§ Given problem
Only lines with the string "that" matter here; gather them from the material below.

**** Provided records

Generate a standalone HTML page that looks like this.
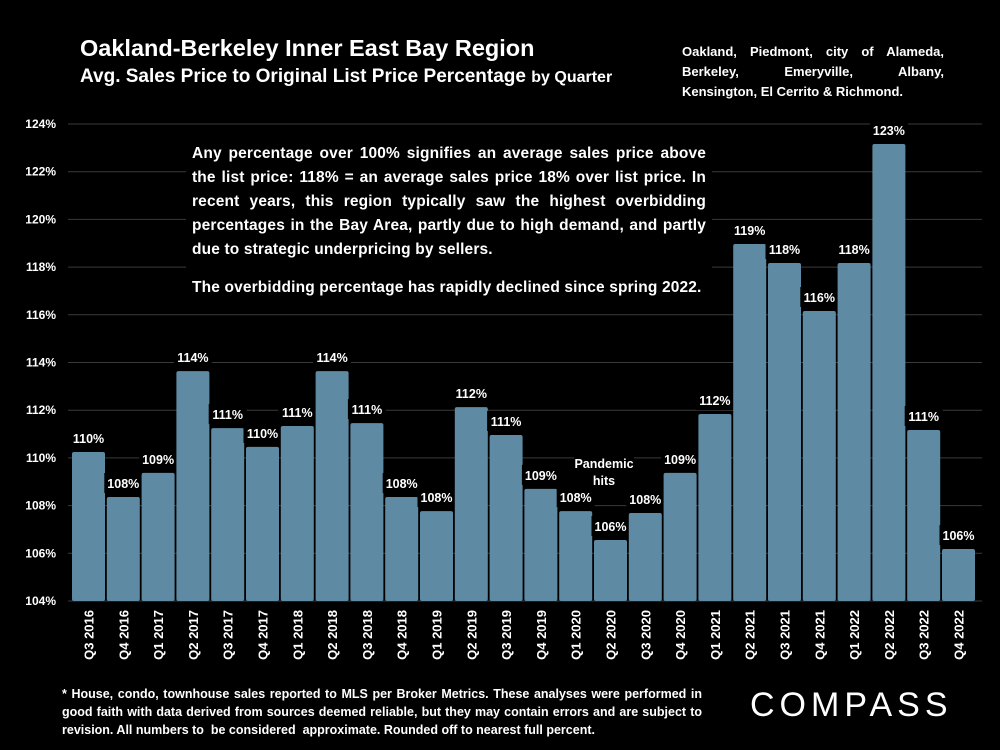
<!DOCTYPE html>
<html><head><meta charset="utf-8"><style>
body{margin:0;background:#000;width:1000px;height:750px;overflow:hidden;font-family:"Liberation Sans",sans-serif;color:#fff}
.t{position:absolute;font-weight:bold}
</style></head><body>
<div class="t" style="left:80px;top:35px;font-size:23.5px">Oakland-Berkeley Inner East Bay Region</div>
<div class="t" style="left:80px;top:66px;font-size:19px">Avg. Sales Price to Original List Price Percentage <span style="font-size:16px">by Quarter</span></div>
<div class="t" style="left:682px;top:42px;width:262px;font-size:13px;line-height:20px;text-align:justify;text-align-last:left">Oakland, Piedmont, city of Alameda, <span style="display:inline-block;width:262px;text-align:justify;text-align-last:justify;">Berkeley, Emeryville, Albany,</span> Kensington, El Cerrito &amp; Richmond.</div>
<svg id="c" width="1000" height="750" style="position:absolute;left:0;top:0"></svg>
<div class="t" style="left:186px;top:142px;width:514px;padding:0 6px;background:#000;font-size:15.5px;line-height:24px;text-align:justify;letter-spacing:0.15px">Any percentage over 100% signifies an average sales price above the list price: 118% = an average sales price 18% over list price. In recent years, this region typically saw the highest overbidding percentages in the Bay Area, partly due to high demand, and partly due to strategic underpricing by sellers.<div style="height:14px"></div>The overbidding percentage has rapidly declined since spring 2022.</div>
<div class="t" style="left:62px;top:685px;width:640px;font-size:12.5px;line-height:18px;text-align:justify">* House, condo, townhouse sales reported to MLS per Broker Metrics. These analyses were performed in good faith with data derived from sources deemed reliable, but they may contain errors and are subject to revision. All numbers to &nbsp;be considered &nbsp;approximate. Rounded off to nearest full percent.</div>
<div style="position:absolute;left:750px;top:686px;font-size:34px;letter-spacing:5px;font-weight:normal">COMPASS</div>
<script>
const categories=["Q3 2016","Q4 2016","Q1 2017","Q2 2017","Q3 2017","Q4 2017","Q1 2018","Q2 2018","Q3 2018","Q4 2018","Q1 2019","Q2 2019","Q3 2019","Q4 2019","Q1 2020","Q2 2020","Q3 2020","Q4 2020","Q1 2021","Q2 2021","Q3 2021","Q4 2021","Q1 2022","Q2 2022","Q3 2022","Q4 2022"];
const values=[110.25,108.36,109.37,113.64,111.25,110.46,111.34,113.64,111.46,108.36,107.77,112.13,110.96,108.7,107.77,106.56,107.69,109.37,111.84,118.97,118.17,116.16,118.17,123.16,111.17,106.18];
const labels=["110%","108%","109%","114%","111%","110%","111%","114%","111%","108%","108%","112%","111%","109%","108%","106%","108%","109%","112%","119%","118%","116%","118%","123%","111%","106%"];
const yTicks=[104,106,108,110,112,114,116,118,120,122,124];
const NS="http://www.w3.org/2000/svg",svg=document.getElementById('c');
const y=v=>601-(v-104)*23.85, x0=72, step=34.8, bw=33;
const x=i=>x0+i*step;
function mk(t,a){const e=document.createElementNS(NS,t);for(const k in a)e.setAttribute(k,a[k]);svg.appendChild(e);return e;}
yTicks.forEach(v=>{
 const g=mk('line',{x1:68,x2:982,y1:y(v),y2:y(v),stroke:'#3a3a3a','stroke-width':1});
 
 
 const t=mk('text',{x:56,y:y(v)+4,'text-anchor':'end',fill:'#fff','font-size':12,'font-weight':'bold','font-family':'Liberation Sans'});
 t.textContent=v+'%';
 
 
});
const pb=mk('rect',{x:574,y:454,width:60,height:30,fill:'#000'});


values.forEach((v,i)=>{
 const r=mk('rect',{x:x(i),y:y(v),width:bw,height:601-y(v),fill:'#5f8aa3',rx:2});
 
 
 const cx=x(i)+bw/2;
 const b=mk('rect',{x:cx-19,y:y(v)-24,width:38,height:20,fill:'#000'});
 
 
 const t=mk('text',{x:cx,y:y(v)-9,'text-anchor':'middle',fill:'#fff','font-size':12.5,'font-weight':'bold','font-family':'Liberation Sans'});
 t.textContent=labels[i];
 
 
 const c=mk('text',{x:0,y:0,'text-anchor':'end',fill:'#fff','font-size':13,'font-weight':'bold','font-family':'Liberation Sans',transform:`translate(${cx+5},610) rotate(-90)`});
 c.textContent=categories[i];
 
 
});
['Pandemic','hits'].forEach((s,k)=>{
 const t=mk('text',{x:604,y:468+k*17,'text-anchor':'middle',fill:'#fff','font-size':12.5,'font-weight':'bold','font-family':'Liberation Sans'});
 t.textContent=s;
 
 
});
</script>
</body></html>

********
**** Provided records

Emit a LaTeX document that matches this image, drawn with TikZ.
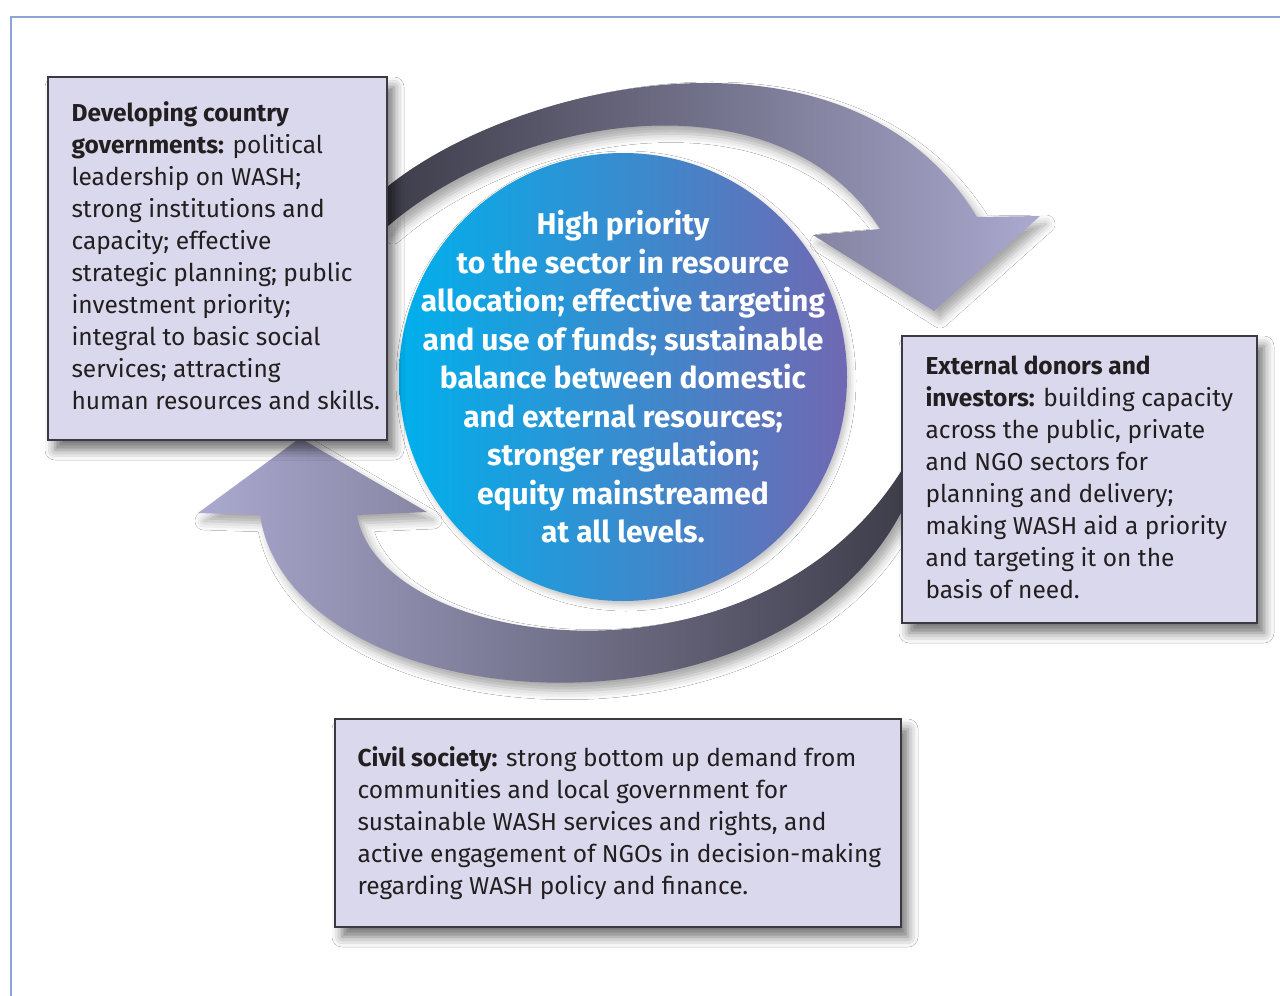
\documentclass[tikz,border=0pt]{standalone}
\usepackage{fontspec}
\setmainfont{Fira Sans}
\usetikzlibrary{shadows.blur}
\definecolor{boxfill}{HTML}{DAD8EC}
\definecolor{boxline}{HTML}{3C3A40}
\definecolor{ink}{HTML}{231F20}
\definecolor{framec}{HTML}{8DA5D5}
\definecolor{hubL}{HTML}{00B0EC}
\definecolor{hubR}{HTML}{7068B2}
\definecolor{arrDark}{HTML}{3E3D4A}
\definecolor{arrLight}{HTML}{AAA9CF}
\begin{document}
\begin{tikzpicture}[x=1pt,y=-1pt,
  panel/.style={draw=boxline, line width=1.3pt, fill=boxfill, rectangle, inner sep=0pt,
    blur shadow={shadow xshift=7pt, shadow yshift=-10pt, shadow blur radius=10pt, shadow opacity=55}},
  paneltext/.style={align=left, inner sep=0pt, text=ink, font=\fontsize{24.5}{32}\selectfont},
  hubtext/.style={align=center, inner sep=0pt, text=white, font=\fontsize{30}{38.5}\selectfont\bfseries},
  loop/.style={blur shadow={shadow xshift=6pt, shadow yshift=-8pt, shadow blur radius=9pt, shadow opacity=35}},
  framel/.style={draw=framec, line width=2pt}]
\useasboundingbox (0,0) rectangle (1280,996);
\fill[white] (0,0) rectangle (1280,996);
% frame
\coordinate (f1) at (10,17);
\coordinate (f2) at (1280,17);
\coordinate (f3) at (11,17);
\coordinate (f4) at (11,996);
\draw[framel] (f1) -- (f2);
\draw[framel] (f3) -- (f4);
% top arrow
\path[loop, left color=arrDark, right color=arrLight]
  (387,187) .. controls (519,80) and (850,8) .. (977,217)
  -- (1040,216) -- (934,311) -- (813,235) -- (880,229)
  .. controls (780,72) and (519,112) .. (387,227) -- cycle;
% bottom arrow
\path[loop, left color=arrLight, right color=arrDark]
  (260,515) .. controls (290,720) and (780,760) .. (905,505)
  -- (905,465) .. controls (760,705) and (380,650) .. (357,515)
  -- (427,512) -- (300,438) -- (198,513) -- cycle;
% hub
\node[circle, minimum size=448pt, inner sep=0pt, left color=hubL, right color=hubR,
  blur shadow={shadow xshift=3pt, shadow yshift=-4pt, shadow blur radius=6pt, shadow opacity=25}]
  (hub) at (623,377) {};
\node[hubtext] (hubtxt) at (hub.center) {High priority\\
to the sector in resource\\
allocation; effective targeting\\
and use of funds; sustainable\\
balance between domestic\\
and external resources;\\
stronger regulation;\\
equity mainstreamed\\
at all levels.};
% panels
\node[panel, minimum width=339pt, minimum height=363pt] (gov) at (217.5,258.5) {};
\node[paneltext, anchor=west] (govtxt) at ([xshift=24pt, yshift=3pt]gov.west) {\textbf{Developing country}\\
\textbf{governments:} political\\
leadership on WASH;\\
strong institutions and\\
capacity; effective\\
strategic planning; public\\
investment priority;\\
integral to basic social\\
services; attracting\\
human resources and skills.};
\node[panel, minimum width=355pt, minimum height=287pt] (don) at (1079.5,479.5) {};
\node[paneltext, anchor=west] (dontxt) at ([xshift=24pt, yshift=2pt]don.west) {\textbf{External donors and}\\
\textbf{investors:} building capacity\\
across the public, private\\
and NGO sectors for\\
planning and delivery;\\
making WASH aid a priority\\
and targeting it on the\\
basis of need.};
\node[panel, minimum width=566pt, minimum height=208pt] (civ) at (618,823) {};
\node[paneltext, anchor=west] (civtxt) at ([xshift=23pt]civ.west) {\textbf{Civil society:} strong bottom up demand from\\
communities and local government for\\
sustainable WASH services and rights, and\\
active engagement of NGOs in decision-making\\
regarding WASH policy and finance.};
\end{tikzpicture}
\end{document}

********

§ Task result
Generate a standalone HTML page that looks like this.
Emit a LaTeX document that matches this image, drawn with TikZ.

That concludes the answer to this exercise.